**DIRECTIONS FOR THIS TASK:** Pictures excluded, return the lines below from the first through the line holding "240, 241, 242, 243, 244, 245, 246, 247, 248, 249, 250]".

━━ DATASET EXCERPT ━━

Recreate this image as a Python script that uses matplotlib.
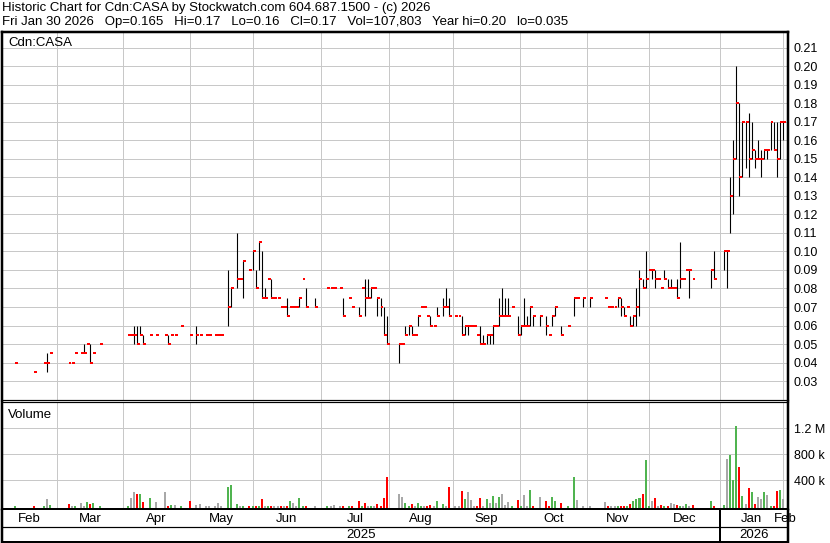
import matplotlib
matplotlib.use('Agg')
import matplotlib.pyplot as plt

plt.rcParams['font.family'] = ['Liberation Sans', 'DejaVu Sans']

# trading-day slot of each traded session (0 = first slot of the chart)
days = [4, 10, 13, 14, 15, 21, 22, 23, 25, 26, 27, 28, 29, 31,
        40, 41, 42, 43, 44, 45, 47, 49, 52, 53, 54, 55, 57,
        60, 62, 63, 65, 66, 68, 69, 70, 72, 73, 75, 76, 77, 79,
        80, 81, 82, 83, 84, 85, 86, 87, 88, 89, 90, 91, 92, 93, 94, 95, 96, 97,
        100, 104, 105, 106, 108, 109, 111, 112, 114, 115, 116, 117, 118, 119,
        120, 121, 122, 123, 127, 128, 129, 130, 131, 132, 133, 134, 135, 136, 137, 138, 139,
        141, 142, 143, 145, 146, 147, 148, 149, 150, 151, 152, 153, 154, 155, 156, 157, 158, 159,
        160, 161, 162, 163, 165, 166, 167, 168, 169, 170, 172, 174, 175, 176, 177, 179,
        181, 183, 184, 186, 188, 193, 194, 195, 196, 197, 198, 199,
        200, 201, 202, 203, 204, 205, 206, 207, 208, 209, 210, 211, 212, 213, 214, 215, 216, 217, 218, 219,
        220, 221, 227, 228, 231, 232, 233, 234, 235, 236, 237, 238, 239,
        240, 241, 242, 243, 244, 245, 246, 247, 248, 249, 250]

highs = [0.04, 0.035, 0.04, 0.045, 0.045, 0.04, 0.04, 0.045, 0.045, 0.05, 0.05, 0.05, 0.045, 0.05,
         0.055, 0.055, 0.06, 0.06, 0.06, 0.055, 0.055, 0.055, 0.055, 0.055, 0.055, 0.055, 0.06,
         0.055, 0.06, 0.055, 0.055, 0.055, 0.055, 0.055, 0.055, 0.09, 0.08, 0.11, 0.085, 0.095, 0.09,
         0.10, 0.09, 0.105, 0.10, 0.08, 0.085, 0.085, 0.075, 0.075, 0.07, 0.07, 0.075, 0.07, 0.07, 0.07, 0.075, 0.085, 0.08,
         0.075, 0.08, 0.08, 0.08, 0.08, 0.075, 0.075, 0.07, 0.07, 0.08, 0.085, 0.085, 0.08, 0.08,
         0.075, 0.075, 0.07, 0.065, 0.05, 0.05, 0.06, 0.06, 0.06, 0.055, 0.065, 0.07, 0.07, 0.065, 0.065, 0.06, 0.07,
         0.075, 0.08, 0.075, 0.065, 0.065, 0.065, 0.06, 0.06, 0.06, 0.06, 0.055, 0.06, 0.055, 0.055, 0.055, 0.06, 0.06, 0.075,
         0.08, 0.075, 0.075, 0.07, 0.065, 0.06, 0.075, 0.065, 0.07, 0.065, 0.065, 0.065, 0.055, 0.065, 0.07, 0.06,
         0.06, 0.075, 0.075, 0.075, 0.075, 0.075, 0.07, 0.07, 0.07, 0.075, 0.075, 0.07,
         0.07, 0.065, 0.065, 0.08, 0.09, 0.085, 0.10, 0.09, 0.09, 0.09, 0.085, 0.08, 0.09, 0.085, 0.085, 0.08, 0.085, 0.105, 0.085, 0.09,
         0.09, 0.085, 0.09, 0.10, 0.10, 0.10, 0.14, 0.16, 0.20, 0.18, 0.17, 0.17, 0.175,
         0.17, 0.155, 0.16, 0.155, 0.155, 0.155, 0.17, 0.17, 0.17, 0.17, 0.17]

lows = [0.04, 0.035, 0.04, 0.035, 0.045, 0.04, 0.04, 0.045, 0.045, 0.045, 0.05, 0.04, 0.045, 0.05,
        0.055, 0.055, 0.05, 0.05, 0.055, 0.05, 0.055, 0.055, 0.055, 0.05, 0.055, 0.055, 0.06,
        0.055, 0.05, 0.055, 0.055, 0.055, 0.055, 0.055, 0.055, 0.06, 0.07, 0.08, 0.085, 0.075, 0.09,
        0.09, 0.08, 0.09, 0.075, 0.075, 0.085, 0.075, 0.075, 0.075, 0.07, 0.07, 0.065, 0.07, 0.07, 0.07, 0.07, 0.085, 0.07,
        0.07, 0.08, 0.08, 0.08, 0.08, 0.065, 0.075, 0.07, 0.065, 0.08, 0.065, 0.075, 0.075, 0.08,
        0.065, 0.065, 0.055, 0.05, 0.04, 0.05, 0.055, 0.055, 0.055, 0.055, 0.06, 0.07, 0.07, 0.065, 0.06, 0.06, 0.065,
        0.065, 0.07, 0.065, 0.065, 0.065, 0.055, 0.055, 0.055, 0.06, 0.06, 0.055, 0.05, 0.05, 0.05, 0.05, 0.05, 0.06, 0.06,
        0.065, 0.065, 0.065, 0.07, 0.055, 0.055, 0.06, 0.06, 0.06, 0.06, 0.06, 0.055, 0.055, 0.06, 0.065, 0.055,
        0.06, 0.065, 0.075, 0.07, 0.07, 0.075, 0.07, 0.07, 0.07, 0.07, 0.065, 0.065,
        0.07, 0.06, 0.06, 0.06, 0.065, 0.08, 0.08, 0.09, 0.085, 0.08, 0.085, 0.08, 0.085, 0.08, 0.08, 0.08, 0.075, 0.08, 0.085, 0.09,
        0.075, 0.085, 0.08, 0.085, 0.09, 0.08, 0.11, 0.12, 0.15, 0.13, 0.14, 0.145, 0.14,
        0.15, 0.145, 0.15, 0.14, 0.15, 0.15, 0.155, 0.155, 0.14, 0.15, 0.16]

closes = [0.04, 0.035, 0.04, 0.04, 0.045, 0.04, 0.04, 0.045, 0.045, 0.045, 0.05, 0.04, 0.045, 0.05,
          0.055, 0.055, 0.055, 0.05, 0.055, 0.05, 0.055, 0.055, 0.055, 0.05, 0.055, 0.055, 0.06,
          0.055, 0.055, 0.055, 0.055, 0.055, 0.055, 0.055, 0.055, 0.07, 0.08, 0.085, 0.085, 0.095, 0.09,
          0.10, 0.08, 0.105, 0.075, 0.075, 0.085, 0.075, 0.075, 0.075, 0.07, 0.07, 0.065, 0.07, 0.07, 0.07, 0.075, 0.085, 0.07,
          0.07, 0.08, 0.08, 0.08, 0.08, 0.065, 0.075, 0.07, 0.065, 0.08, 0.075, 0.075, 0.08, 0.08,
          0.075, 0.07, 0.055, 0.05, 0.05, 0.05, 0.055, 0.06, 0.055, 0.055, 0.065, 0.07, 0.07, 0.065, 0.06, 0.06, 0.065,
          0.07, 0.07, 0.065, 0.065, 0.065, 0.055, 0.06, 0.06, 0.06, 0.06, 0.055, 0.05, 0.05, 0.055, 0.055, 0.06, 0.06, 0.065,
          0.065, 0.065, 0.065, 0.07, 0.055, 0.06, 0.06, 0.06, 0.07, 0.065, 0.065, 0.06, 0.055, 0.065, 0.07, 0.055,
          0.06, 0.075, 0.075, 0.075, 0.075, 0.075, 0.07, 0.07, 0.07, 0.075, 0.07, 0.065,
          0.07, 0.06, 0.065, 0.07, 0.085, 0.08, 0.085, 0.09, 0.09, 0.085, 0.085, 0.08, 0.085, 0.08, 0.08, 0.08, 0.075, 0.085, 0.085, 0.09,
          0.09, 0.085, 0.09, 0.085, 0.10, 0.10, 0.13, 0.15, 0.18, 0.14, 0.17, 0.17, 0.15,
          0.155, 0.15, 0.15, 0.15, 0.155, 0.155, 0.17, 0.155, 0.15, 0.17, 0.17]

volumes = [8000, 10000, 10000, 113000, 26000, 36000, 10000, 5000, 56000, 5000, 67000, 36000, 51000, 10000,
           8000, 128000, 220000, 190000, 190000, 67000, 128000, 67000, 220000, 8000, 20000, 26000, 12000,
           82000, 26000, 36000, 6000, 6000, 10000, 51000, 10000, 297000, 328000, 36000, 10000, 10000, 6000,
           10000, 10000, 10000, 113000, 5000, 8000, 8000, 6000, 5000, 5000, 10000, 5000, 82000, 51000, 5000, 128000, 5000, 10000,
           10000, 6000, 5000, 26000, 5000, 10000, 5000, 5000, 82000, 10000, 51000, 5000, 10000, 5000,
           36000, 5000, 128000, 451000, 190000, 144000, 51000, 5000, 36000, 10000, 51000, 5000, 5000, 5000, 26000, 5000, 82000,
           36000, 5000, 297000, 10000, 10000, 236000, 113000, 220000, 97000, 5000, 5000, 128000, 5000, 113000, 51000, 159000, 51000, 144000,
           190000, 26000, 67000, 5000, 97000, 10000, 174000, 5000, 251000, 10000, 144000, 82000, 5000, 144000, 82000, 51000,
           5000, 451000, 97000, 5000, 5000, 67000, 5000, 5000, 10000, 10000, 5000, 10000,
           5000, 36000, 82000, 113000, 128000, 190000, 713000, 5000, 82000, 128000, 10000, 20000, 10000, 10000, 51000, 36000, 20000, 10000, 10000, 36000,
           10000, 20000, 82000, 10000, 20000, 728000, 790000, 405000, 1236000, 605000, 159000, 36000, 282000,
           220000, 36000, 144000, 113000, 220000, 174000, 8000, 10000, 236000, 251000, 107803]

prev_close = 0.035

month_names = ['Feb', 'Mar', 'Apr', 'May', 'Jun', 'Jul', 'Aug', 'Sep', 'Oct', 'Nov', 'Dec', 'Jan', 'Feb']
month_starts = [17.2, 38.6, 59.9, 80.2, 101.8, 123.8, 144.3, 165.7, 187.1, 207.1, 229.8, 249.9]
years = ['2025', '2026']

price_ticks = [round(0.03 + 0.01 * k, 2) for k in range(19)]
vol_ticks = [400000, 800000, 1200000, 1600000]
vol_labels = ['400 k', '800 k', '1.2 M', '']

title1 = 'Historic Chart for Cdn:CASA by Stockwatch.com 604.687.1500 - (c) 2026'
title2 = 'Fri Jan 30 2026   Op=0.165   Hi=0.17   Lo=0.16   Cl=0.17   Vol=107,803   Year hi=0.20   lo=0.035'

W, H = 830, 543
PX = 72 / 100  # one pixel in points

GRID = '#c8c8c8'
GREEN = '#50b450'
RED = '#ff0000'
GREY = '#a8a8a8'


def box(x0, y0, x1, y1):
    return [x0 / W, 1 - y1 / H, (x1 - x0) / W, (y1 - y0) / H]


fig = plt.figure(figsize=(W / 100, H / 100), dpi=100)
xmin, xmax = -0.32, 251.6

ax = fig.add_axes(box(2, 31.5, 788, 399.7))
axv = fig.add_axes(box(2, 401.7, 788, 509.3))
axm = fig.add_axes(box(2, 510, 788, 541.5))

# ---- price panel
ax.set_xlim(xmin, xmax)
ax.set_ylim(0.0199, 0.2189)
for p in price_ticks:
    ax.axhline(p, color=GRID, lw=PX, zorder=0)
for m in month_starts:
    ax.axvline(m, color=GRID, lw=PX, zorder=0)

rng = [(d, l, h) for d, l, h in zip(days, lows, highs) if h > l]
ax.vlines([r[0] for r in rng], [r[1] for r in rng], [r[2] for r in rng],
          color='black', lw=1.1 * PX, zorder=2)
ax.hlines(closes, [d for d in days], [d + 0.95 for d in days],
          color=RED, lw=2 * PX, zorder=3)

ax.yaxis.tick_right()
ax.set_yticks(price_ticks)
ax.set_yticklabels(['%.2f' % p for p in price_ticks])
ax.tick_params(axis='y', length=0, pad=4, labelsize=9)
ax.set_xticks([])
ax.text(0.008, 0.985, 'Cdn:CASA', transform=ax.transAxes, fontsize=9.5, va='top', ha='left')

# ---- volume panel
axv.set_xlim(xmin, xmax)
vmin = -46000
axv.set_ylim(vmin, 1609000)
for v in vol_ticks:
    axv.axhline(v, color=GRID, lw=PX, zorder=0)
for m in month_starts:
    axv.axvline(m, color=GRID, lw=PX, zorder=0)

colors = []
last = prev_close
for c in closes:
    if c > last + 1e-9:
        colors.append(GREEN)
    elif c < last - 1e-9:
        colors.append(RED)
    else:
        colors.append(GREY)
    last = c
axv.bar(days, [v - vmin for v in volumes], bottom=vmin, width=0.65,
        color=colors, linewidth=0, zorder=2)
axv.yaxis.tick_right()
axv.set_yticks(vol_ticks)
axv.set_yticklabels(vol_labels)
axv.tick_params(axis='y', length=0, pad=4, labelsize=9)
axv.set_xticks([])
axv.text(0.008, 0.93, 'Volume', transform=axv.transAxes, fontsize=9.5, va='top', ha='left')

# ---- month / year rows
axm.set_xlim(xmin, xmax)
axm.set_ylim(0, 1)
axm.set_xticks([])
axm.set_yticks([])
bounds = [xmin] + month_starts
for i, name in enumerate(month_names[:-1]):
    axm.text((bounds[i] + bounds[i + 1]) / 2, 0.71, name, ha='center', va='center', fontsize=9.5)
axm.text(250.6, 0.71, month_names[-1], ha='center', va='center', fontsize=9.5, clip_on=False)
axm.axhline(0.46, color='black', lw=1.2 * PX)
axm.axvline(month_starts[10], color='black', lw=2 * PX)
axm.text((xmin + month_starts[10]) / 2, 0.22, years[0], ha='center', va='center', fontsize=9.5)
axm.text((month_starts[10] + xmax) / 2, 0.22, years[1], ha='center', va='center', fontsize=9.5)

# ---- frame lines
for a in (ax, axv, axm):
    for s in a.spines.values():
        s.set_color('black')
    a.spines['left'].set_linewidth(2.5 * PX)
    a.spines['right'].set_linewidth(2.5 * PX)
ax.spines['top'].set_linewidth(2.5 * PX)
ax.spines['bottom'].set_linewidth(1.2 * PX)
axv.spines['top'].set_linewidth(1.2 * PX)
axv.spines['bottom'].set_linewidth(2 * PX)
axm.spines['top'].set_visible(False)
axm.spines['bottom'].set_linewidth(2 * PX)

fig.text(2 / W, 1 - 7.5 / H, title1, fontsize=9.5, ha='left', va='center')
fig.text(2 / W, 1 - 22 / H, title2, fontsize=9.5, ha='left', va='center')

fig.savefig('out.png', dpi=100)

━━━

**CORRECT RESPONSE:**
Recreate this image as a Python script that uses matplotlib.
import matplotlib
matplotlib.use('Agg')
import matplotlib.pyplot as plt

plt.rcParams['font.family'] = ['Liberation Sans', 'DejaVu Sans']

# trading-day slot of each traded session (0 = first slot of the chart)
days = [4, 10, 13, 14, 15, 21, 22, 23, 25, 26, 27, 28, 29, 31,
        40, 41, 42, 43, 44, 45, 47, 49, 52, 53, 54, 55, 57,
        60, 62, 63, 65, 66, 68, 69, 70, 72, 73, 75, 76, 77, 79,
        80, 81, 82, 83, 84, 85, 86, 87, 88, 89, 90, 91, 92, 93, 94, 95, 96, 97,
        100, 104, 105, 106, 108, 109, 111, 112, 114, 115, 116, 117, 118, 119,
        120, 121, 122, 123, 127, 128, 129, 130, 131, 132, 133, 134, 135, 136, 137, 138, 139,
        141, 142, 143, 145, 146, 147, 148, 149, 150, 151, 152, 153, 154, 155, 156, 157, 158, 159,
        160, 161, 162, 163, 165, 166, 167, 168, 169, 170, 172, 174, 175, 176, 177, 179,
        181, 183, 184, 186, 188, 193, 194, 195, 196, 197, 198, 199,
        200, 201, 202, 203, 204, 205, 206, 207, 208, 209, 210, 211, 212, 213, 214, 215, 216, 217, 218, 219,
        220, 221, 227, 228, 231, 232, 233, 234, 235, 236, 237, 238, 239,
        240, 241, 242, 243, 244, 245, 246, 247, 248, 249, 250]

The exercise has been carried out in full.